[Given exercise] Without including the pictures, copy out every line below.

──────── Dataset section ────────

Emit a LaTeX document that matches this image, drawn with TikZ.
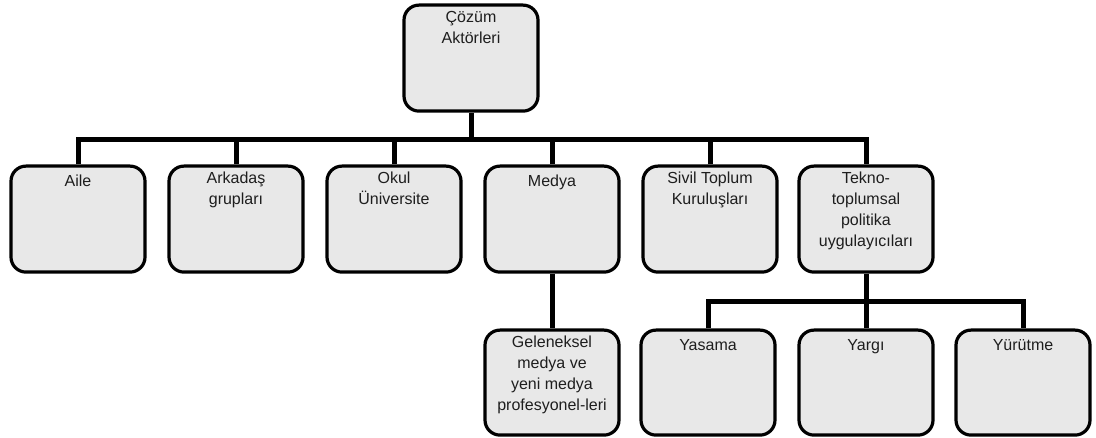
\documentclass[tikz,border=0pt]{standalone}
\usepackage{fontspec}
\setmainfont{Liberation Sans}
\definecolor{boxfill}{RGB}{232,232,232}
\definecolor{txt}{RGB}{30,30,30}
\begin{document}
\begin{tikzpicture}[x=1pt,y=-1pt,
  box/.style={draw=black, line width=3.2pt, fill=boxfill, rounded corners=15pt,
    rectangle, anchor=north, minimum width=134pt, minimum height=#1, inner sep=0pt},
  box/.default=106pt,
  lbl/.style={anchor=north, inner sep=0pt, align=center, text=txt,
    font=\fontsize{16}{21}\selectfont, yshift=-7.2pt,
    execute at begin node=\strut},
  conn/.style={draw=black, line width=5pt, line join=miter}]
\useasboundingbox (0,0) rectangle (1096,438);
% top
\node[box, label={[lbl]north:{Çözüm\\Aktörleri}}] (top) at (471,3.5) {};
% row 1
\node[box=106pt, label={[lbl]north:{Aile}}] (aile) at (78,164.5) {};
\node[box=106pt, label={[lbl]north:{Arkadaş\\grupları}}] (arkadas) at (236,164.5) {};
\node[box=106pt, label={[lbl]north:{Okul\\Üniversite}}] (okul) at (394,164.5) {};
\node[box=106pt, label={[lbl]north:{Medya}}] (medya) at (552,164.5) {};
\node[box=106pt, label={[lbl]north:{Sivil Toplum\\Kuruluşları}}] (sivil) at (710,164.5) {};
\node[box=106pt, label={[lbl]north:{Tekno-\\toplumsal\\politika\\uygulayıcıları}}] (tekno) at (866,164.5) {};
% row 2/3
\node[box=105pt, label={[lbl]north:{Geleneksel\\medya ve\\yeni medya\\profesyonel-leri}}] (gelen) at (552,328.5) {};
\node[box=105pt, label={[lbl]north:{Yasama}}] (yasama) at (708,328.5) {};
\node[box=105pt, label={[lbl]north:{Yargı}}] (yargi) at (866,328.5) {};
\node[box=105pt, label={[lbl]north:{Yürütme}}] (yurutme) at (1023,328.5) {};
% bars
\coordinate (bar1) at (471,140);
\coordinate (bar2) at (866,302);
% connectors
\draw[conn] (top.south) -- (bar1);
\draw[conn] (aile.north) -- (aile.north |- bar1) -- (tekno.north |- bar1) -- (tekno.north);
\draw[conn] (arkadas.north) -- (arkadas.north |- bar1);
\draw[conn] (okul.north) -- (okul.north |- bar1);
\draw[conn] (medya.north) -- (medya.north |- bar1);
\draw[conn] (sivil.north) -- (sivil.north |- bar1);
\draw[conn] (medya.south) -- (gelen.north);
\draw[conn] (tekno.south) -- (bar2);
\draw[conn] (yasama.north) -- (yasama.north |- bar2) -- (yurutme.north |- bar2) -- (yurutme.north);
\draw[conn] (yargi.north) -- (yargi.north |- bar2);
\end{tikzpicture}
\end{document}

────────

[Solution]
Emit a LaTeX document that matches this image, drawn with TikZ.
\documentclass[tikz,border=0pt]{standalone}
\usepackage{fontspec}
\setmainfont{Liberation Sans}
\definecolor{boxfill}{RGB}{232,232,232}
\definecolor{txt}{RGB}{30,30,30}
\begin{document}
\begin{tikzpicture}[x=1pt,y=-1pt,
  box/.style={draw=black, line width=3.2pt, fill=boxfill, rounded corners=15pt,
    rectangle, anchor=north, minimum width=134pt, minimum height=#1, inner sep=0pt},
  box/.default=106pt,
  lbl/.style={anchor=north, inner sep=0pt, align=center, text=txt,
    font=\fontsize{16}{21}\selectfont, yshift=-7.2pt,
    execute at begin node=\strut},
  conn/.style={draw=black, line width=5pt, line join=miter}]
\useasboundingbox (0,0) rectangle (1096,438);
% top
\node[box, label={[lbl]north:{Çözüm\\Aktörleri}}] (top) at (471,3.5) {};
% row 1
\node[box=106pt, label={[lbl]north:{Aile}}] (aile) at (78,164.5) {};
\node[box=106pt, label={[lbl]north:{Arkadaş\\grupları}}] (arkadas) at (236,164.5) {};
\node[box=106pt, label={[lbl]north:{Okul\\Üniversite}}] (okul) at (394,164.5) {};
\node[box=106pt, label={[lbl]north:{Medya}}] (medya) at (552,164.5) {};
\node[box=106pt, label={[lbl]north:{Sivil Toplum\\Kuruluşları}}] (sivil) at (710,164.5) {};
\node[box=106pt, label={[lbl]north:{Tekno-\\toplumsal\\politika\\uygulayıcıları}}] (tekno) at (866,164.5) {};
% row 2/3
\node[box=105pt, label={[lbl]north:{Geleneksel\\medya ve\\yeni medya\\profesyonel-leri}}] (gelen) at (552,328.5) {};
\node[box=105pt, label={[lbl]north:{Yasama}}] (yasama) at (708,328.5) {};
\node[box=105pt, label={[lbl]north:{Yargı}}] (yargi) at (866,328.5) {};
\node[box=105pt, label={[lbl]north:{Yürütme}}] (yurutme) at (1023,328.5) {};
% bars
\coordinate (bar1) at (471,140);
\coordinate (bar2) at (866,302);
% connectors
\draw[conn] (top.south) -- (bar1);
\draw[conn] (aile.north) -- (aile.north |- bar1) -- (tekno.north |- bar1) -- (tekno.north);
\draw[conn] (arkadas.north) -- (arkadas.north |- bar1);
\draw[conn] (okul.north) -- (okul.north |- bar1);
\draw[conn] (medya.north) -- (medya.north |- bar1);
\draw[conn] (sivil.north) -- (sivil.north |- bar1);
\draw[conn] (medya.south) -- (gelen.north);
\draw[conn] (tekno.south) -- (bar2);
\draw[conn] (yasama.north) -- (yasama.north |- bar2) -- (yurutme.north |- bar2) -- (yurutme.north);
\draw[conn] (yargi.north) -- (yargi.north |- bar2);
\end{tikzpicture}
\end{document}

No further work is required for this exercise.